Are you strengthening resentment by replaying the injury? Are you reinforcing inadequacy by chasing impossible standards? Are you avoiding necessary truth because discomfort feels intolerable?

These are not questions of self-improvement in the shallow sense. They are questions about how suffering is maintained. Present moment awareness gives you a chance to choose differently before habit fully closes around you. Sometimes that means speaking honestly. Sometimes it means staying quiet long enough to feel what is underneath the urge to speak. Sometimes it means resting, apologizing, leaving, recommitting, or doing less.

The point is not to become endlessly self-monitoring. It is to become more available to wisdom than compulsion.

6. The benefits of present moment awareness are not always comfortable

This matters to say plainly. Presence can bring relief, but it can also bring you face to face with the cost of how you have been living. You may notice how often you abandon yourself to please others. You may see the exhaustion beneath your competence. You may realize that what you called ambition was partly fear, or that what you called peace was partly avoidance.

This is not failure in practice.
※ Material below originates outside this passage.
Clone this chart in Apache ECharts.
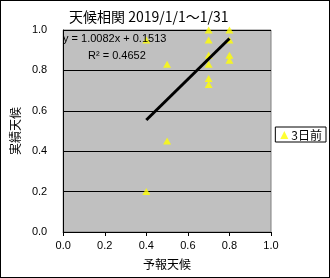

It is practice doing its work.

For some people, especially those with trauma histories or highly dysregulated nervous systems, present moment attention needs to be approached gently. Being here now is not always immediately safe or tolerable. In those cases, awareness may need to be titrated, supported by grounding, movement, or skilled guidance. There is no virtue in overwhelming yourself. The path is not force. It is honest, compassionate pacing.

7. It changes your relationship to self-improvement

A great deal of inner work is secretly driven by self-rejection. People meditate, journal, or reflect because they hope to become more acceptable to themselves. There is sincerity in that, but also strain.

Present moment awareness introduces another possibility. What if change begins not through aggression toward what is here, but through intimacy with it? What if seeing clearly is already transformative?

This does not mean settling for harmful patterns. It means that real change tends to come from contact, not contempt. When you are present with impatience, craving, fear, or sorrow, you are less likely to be unconsciously run by them. Over time, this creates a more mature kind of development – one rooted in humility rather than performance.

That is part of what makes contemplative practice so different from many forms of self-optimization. It asks not only, How can I feel better? but also, What is true now? What am I refusing to feel? What becomes possible when I stop arguing with reality for one honest moment?

At Mindful Education, this is where mindfulness becomes more than a technique. It becomes a way of relating to experience that supports emotional maturity, discernment, and compassion.

The real gift of present moment awareness is not that it makes life perfect or permanently peaceful. It is that it returns you to the only place where understanding, healing, and choice can actually happen – this breath, this feeling, this conversation, this very ordinary moment you might otherwise miss.